OCTAVO DÍA |Por Julián López Amozurrutia |

Llegó el Adviento. Un nuevo adviento. El adviento de siempre. Con su voz de promesa y su sabor de cielo. Con él, Isaías marca la ruta. «Vengan, subamos al monte del Señor, a la casa del Dios de Jacob, para que él nos instruya en sus caminos y podamos marchar por sus sendas» (Is 2,3). El místico ascenso sorprende, cuando el tema del tiempo litúrgico es que Alguien viene. Desciende. En el horizonte, el anuncio sorprende, sonándonos incluso a disparate. «De las espadas forjarán arados, de las lanzas, podaderas. No alzará la espada pueblo contra pueblo, no se adiestrarán para la guerra» (Is 2,4).

Nuestras rutas se han llenado de bandoleros. El nerviosismo vuelve torpes y violentos hasta a los más mansos. Hace unos días, un choque accidental de dos buenas personas estuvo a punto de convertirse en conflagración callejera. Se esparcían insultos inútiles, que acrecentaban la tristeza. El enojo se contagiaba. Mientras tanto, unos vivales aprovechaban la ocasión para obtener ventaja. Tras el incidente, un sopor desesperanzado se apoderó de algunos de los testigos pasajeros. ¿No se suponía que no les debía afectar? ¿No aseguraban haber acatado la orden individualista de nuestra cultura, que les imponía mantenerse al margen de lo que no les incumbía? Pero era imposible. Las espadas los habían alcanzado.

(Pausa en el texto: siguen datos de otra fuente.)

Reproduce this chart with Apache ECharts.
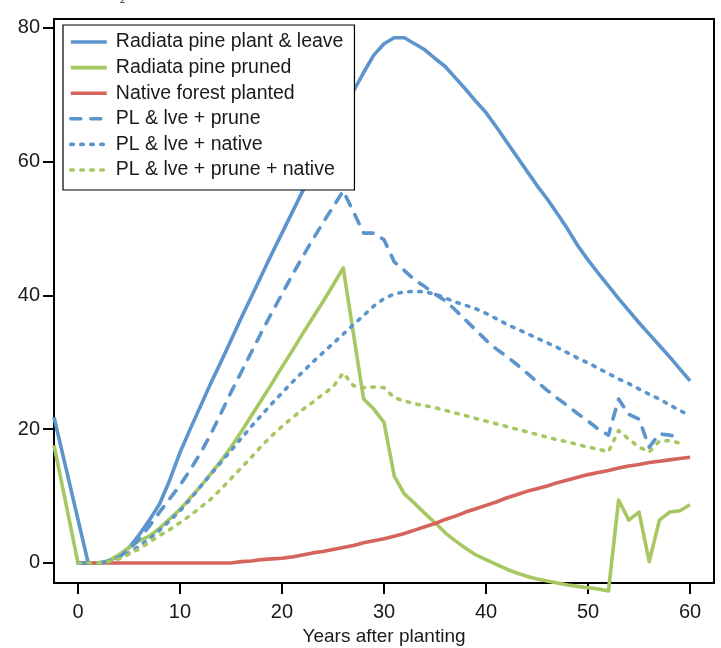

Y, sin embargo, un cambio es posible. No se trata, ciertamente, del de la indiferencia. No de aceptar el paso desenfadado de quien no se inmuta aunque estalle la tierra. Pero tampoco es razonable contentarse con la inercia del odio. Un cambio hacia la paz, hacia la justicia, hacia la verdad. Ese es el colmo de la locura divina. Ese es el horizonte posible. La renuncia a la agresión, a la ofensa, a la venganza incontenible. El perdón. La realización de una vida nueva, auténticamente nueva. La que nos trajo Jesucristo.

Casi inevitablemente este tiempo me lleva a releer un texto que me atrapó desde mis primeros años de Seminario. Es de Karl Rahner, el críptico jesuita. En su faceta contemplativa me abría entonces universos insospechados. En su «Dios que has de venir» oraba:

«Te llamamos porque desesperamos de nosotros mismos; sobre todo cuando, tranquilos y presos en nuestra finitud, nos juzgamos sabios… Porque no nos podemos ayudar, porque no podemos librarnos de nosotros mismos, por eso hemos conjurado sobre nosotros la plenitud de tu vida, tu realidad y tu verdad, por eso hemos apelado a tu sabiduría y justicia, tu bondad y misericordia, para que tú mismo vinieras, para que arrancaras todas las cercas de nuestra limitación, para que hicieras riqueza de la pobreza, eternidad de nuestra temporalidad».

Para concluir: «Si las obras son las que maduran, y no es el tiempo el que hace durar las cosas y las realidades; si una nueva realidad hace surgir una nueva época, con tu encarnación ha despuntado una nueva y última época… Pero propiamente no se trata de ‘volver de nuevo’, pues tú nunca nos abandonaste en tu naturaleza humana, que escogiste como tuya eternamente. Se trata sólo de que se manifieste con mayor claridad cada vez que tú vienes realmente, que el corazón de todas las cosas se ha transformado ahora, porque tú las has tomado en tu corazón» (Palabras al silencio, Estella 1991, 114.118-119).

El cambio es posible, y el cambio está siempre acercándosenos, si nos dejamos tocar. Nuestra justicia es siempre insuficiente, ridículamente insuficiente. Y, sin embargo, la aspiración a un orden distinto de cosas no desaparece. Los jóvenes nos lo vuelven a mostrar, más allá de sus ambigüedades. Las rutas pueden recorrerse de otra manera. «¡Casa de Jacob, en marcha! Caminemos a la luz del Señor» (Is 2,5).

Artículo publicado en el blog Octavo Día de eluniversal.com.mx, el 5 de diciembre de 2014; reproducido con permiso expreso del autor.